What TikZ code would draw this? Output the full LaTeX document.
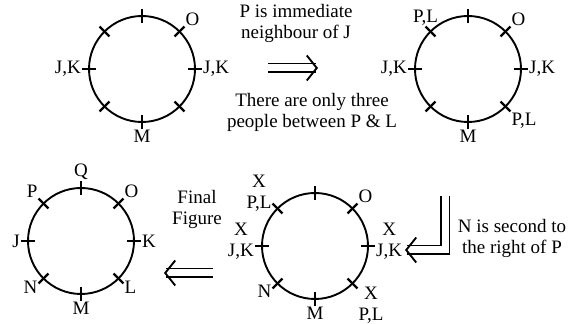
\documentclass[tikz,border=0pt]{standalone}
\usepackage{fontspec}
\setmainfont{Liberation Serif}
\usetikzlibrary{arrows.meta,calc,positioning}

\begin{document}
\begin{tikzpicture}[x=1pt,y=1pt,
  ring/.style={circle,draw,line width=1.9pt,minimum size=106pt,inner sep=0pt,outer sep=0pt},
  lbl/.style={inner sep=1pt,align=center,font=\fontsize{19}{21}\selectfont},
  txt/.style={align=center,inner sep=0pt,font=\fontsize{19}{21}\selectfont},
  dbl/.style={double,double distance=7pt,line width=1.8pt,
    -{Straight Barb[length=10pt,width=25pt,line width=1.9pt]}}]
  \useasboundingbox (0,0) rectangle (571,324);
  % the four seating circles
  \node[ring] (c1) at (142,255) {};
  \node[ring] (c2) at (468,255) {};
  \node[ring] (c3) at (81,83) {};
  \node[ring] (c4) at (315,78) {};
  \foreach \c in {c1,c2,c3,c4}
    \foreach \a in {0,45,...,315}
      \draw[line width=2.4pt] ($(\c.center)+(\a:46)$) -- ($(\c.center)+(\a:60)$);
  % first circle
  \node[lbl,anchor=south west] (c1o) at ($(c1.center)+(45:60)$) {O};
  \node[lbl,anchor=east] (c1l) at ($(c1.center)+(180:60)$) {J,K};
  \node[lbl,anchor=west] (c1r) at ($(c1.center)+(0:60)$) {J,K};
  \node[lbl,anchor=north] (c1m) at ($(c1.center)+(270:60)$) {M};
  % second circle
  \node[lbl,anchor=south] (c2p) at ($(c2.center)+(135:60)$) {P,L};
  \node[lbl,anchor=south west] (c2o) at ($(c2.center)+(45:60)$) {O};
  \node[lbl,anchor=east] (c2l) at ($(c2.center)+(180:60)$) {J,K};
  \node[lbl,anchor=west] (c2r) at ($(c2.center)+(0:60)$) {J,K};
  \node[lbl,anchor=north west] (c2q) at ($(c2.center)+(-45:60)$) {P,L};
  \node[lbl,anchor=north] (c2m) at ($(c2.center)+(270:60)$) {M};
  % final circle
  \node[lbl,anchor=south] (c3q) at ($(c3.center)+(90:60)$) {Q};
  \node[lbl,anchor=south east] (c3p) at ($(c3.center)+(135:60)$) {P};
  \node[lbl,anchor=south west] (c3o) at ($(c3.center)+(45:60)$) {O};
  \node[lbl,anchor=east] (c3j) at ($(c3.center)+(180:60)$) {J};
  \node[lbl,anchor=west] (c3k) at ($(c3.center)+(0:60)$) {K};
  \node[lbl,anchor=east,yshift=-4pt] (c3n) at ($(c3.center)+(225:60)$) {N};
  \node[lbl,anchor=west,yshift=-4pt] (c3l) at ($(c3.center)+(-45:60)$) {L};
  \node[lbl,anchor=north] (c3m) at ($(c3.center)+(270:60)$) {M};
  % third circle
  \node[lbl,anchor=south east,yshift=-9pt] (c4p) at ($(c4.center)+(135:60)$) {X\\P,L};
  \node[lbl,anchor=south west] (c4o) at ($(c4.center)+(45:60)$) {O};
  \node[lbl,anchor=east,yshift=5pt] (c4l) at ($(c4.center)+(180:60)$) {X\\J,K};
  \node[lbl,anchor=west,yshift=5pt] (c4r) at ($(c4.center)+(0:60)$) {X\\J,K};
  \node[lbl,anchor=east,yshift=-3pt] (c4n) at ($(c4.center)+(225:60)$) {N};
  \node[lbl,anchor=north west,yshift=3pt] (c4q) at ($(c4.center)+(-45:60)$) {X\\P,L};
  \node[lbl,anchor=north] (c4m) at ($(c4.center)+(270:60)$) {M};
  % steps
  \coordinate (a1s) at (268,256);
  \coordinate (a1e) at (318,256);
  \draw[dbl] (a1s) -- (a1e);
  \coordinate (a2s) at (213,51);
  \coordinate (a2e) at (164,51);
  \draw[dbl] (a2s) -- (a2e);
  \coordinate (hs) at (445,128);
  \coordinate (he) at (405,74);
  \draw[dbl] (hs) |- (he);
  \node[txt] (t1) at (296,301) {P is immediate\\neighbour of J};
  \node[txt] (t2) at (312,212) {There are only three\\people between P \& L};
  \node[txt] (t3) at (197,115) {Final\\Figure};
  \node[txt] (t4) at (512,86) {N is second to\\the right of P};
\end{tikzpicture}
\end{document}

(GOAL): Print out the whole of the material word for word, without pictures.

(EXPECTED ANSWER):
What TikZ code would draw this? Output the full LaTeX document.
\documentclass[tikz,border=0pt]{standalone}
\usepackage{fontspec}
\setmainfont{Liberation Serif}
\usetikzlibrary{arrows.meta,calc,positioning}

\begin{document}
\begin{tikzpicture}[x=1pt,y=1pt,
  ring/.style={circle,draw,line width=1.9pt,minimum size=106pt,inner sep=0pt,outer sep=0pt},
  lbl/.style={inner sep=1pt,align=center,font=\fontsize{19}{21}\selectfont},
  txt/.style={align=center,inner sep=0pt,font=\fontsize{19}{21}\selectfont},
  dbl/.style={double,double distance=7pt,line width=1.8pt,
    -{Straight Barb[length=10pt,width=25pt,line width=1.9pt]}}]
  \useasboundingbox (0,0) rectangle (571,324);
  % the four seating circles
  \node[ring] (c1) at (142,255) {};
  \node[ring] (c2) at (468,255) {};
  \node[ring] (c3) at (81,83) {};
  \node[ring] (c4) at (315,78) {};
  \foreach \c in {c1,c2,c3,c4}
    \foreach \a in {0,45,...,315}
      \draw[line width=2.4pt] ($(\c.center)+(\a:46)$) -- ($(\c.center)+(\a:60)$);
  % first circle
  \node[lbl,anchor=south west] (c1o) at ($(c1.center)+(45:60)$) {O};
  \node[lbl,anchor=east] (c1l) at ($(c1.center)+(180:60)$) {J,K};
  \node[lbl,anchor=west] (c1r) at ($(c1.center)+(0:60)$) {J,K};
  \node[lbl,anchor=north] (c1m) at ($(c1.center)+(270:60)$) {M};
  % second circle
  \node[lbl,anchor=south] (c2p) at ($(c2.center)+(135:60)$) {P,L};
  \node[lbl,anchor=south west] (c2o) at ($(c2.center)+(45:60)$) {O};
  \node[lbl,anchor=east] (c2l) at ($(c2.center)+(180:60)$) {J,K};
  \node[lbl,anchor=west] (c2r) at ($(c2.center)+(0:60)$) {J,K};
  \node[lbl,anchor=north west] (c2q) at ($(c2.center)+(-45:60)$) {P,L};
  \node[lbl,anchor=north] (c2m) at ($(c2.center)+(270:60)$) {M};
  % final circle
  \node[lbl,anchor=south] (c3q) at ($(c3.center)+(90:60)$) {Q};
  \node[lbl,anchor=south east] (c3p) at ($(c3.center)+(135:60)$) {P};
  \node[lbl,anchor=south west] (c3o) at ($(c3.center)+(45:60)$) {O};
  \node[lbl,anchor=east] (c3j) at ($(c3.center)+(180:60)$) {J};
  \node[lbl,anchor=west] (c3k) at ($(c3.center)+(0:60)$) {K};
  \node[lbl,anchor=east,yshift=-4pt] (c3n) at ($(c3.center)+(225:60)$) {N};
  \node[lbl,anchor=west,yshift=-4pt] (c3l) at ($(c3.center)+(-45:60)$) {L};
  \node[lbl,anchor=north] (c3m) at ($(c3.center)+(270:60)$) {M};
  % third circle
  \node[lbl,anchor=south east,yshift=-9pt] (c4p) at ($(c4.center)+(135:60)$) {X\\P,L};
  \node[lbl,anchor=south west] (c4o) at ($(c4.center)+(45:60)$) {O};
  \node[lbl,anchor=east,yshift=5pt] (c4l) at ($(c4.center)+(180:60)$) {X\\J,K};
  \node[lbl,anchor=west,yshift=5pt] (c4r) at ($(c4.center)+(0:60)$) {X\\J,K};
  \node[lbl,anchor=east,yshift=-3pt] (c4n) at ($(c4.center)+(225:60)$) {N};
  \node[lbl,anchor=north west,yshift=3pt] (c4q) at ($(c4.center)+(-45:60)$) {X\\P,L};
  \node[lbl,anchor=north] (c4m) at ($(c4.center)+(270:60)$) {M};
  % steps
  \coordinate (a1s) at (268,256);
  \coordinate (a1e) at (318,256);
  \draw[dbl] (a1s) -- (a1e);
  \coordinate (a2s) at (213,51);
  \coordinate (a2e) at (164,51);
  \draw[dbl] (a2s) -- (a2e);
  \coordinate (hs) at (445,128);
  \coordinate (he) at (405,74);
  \draw[dbl] (hs) |- (he);
  \node[txt] (t1) at (296,301) {P is immediate\\neighbour of J};
  \node[txt] (t2) at (312,212) {There are only three\\people between P \& L};
  \node[txt] (t3) at (197,115) {Final\\Figure};
  \node[txt] (t4) at (512,86) {N is second to\\the right of P};
\end{tikzpicture}
\end{document}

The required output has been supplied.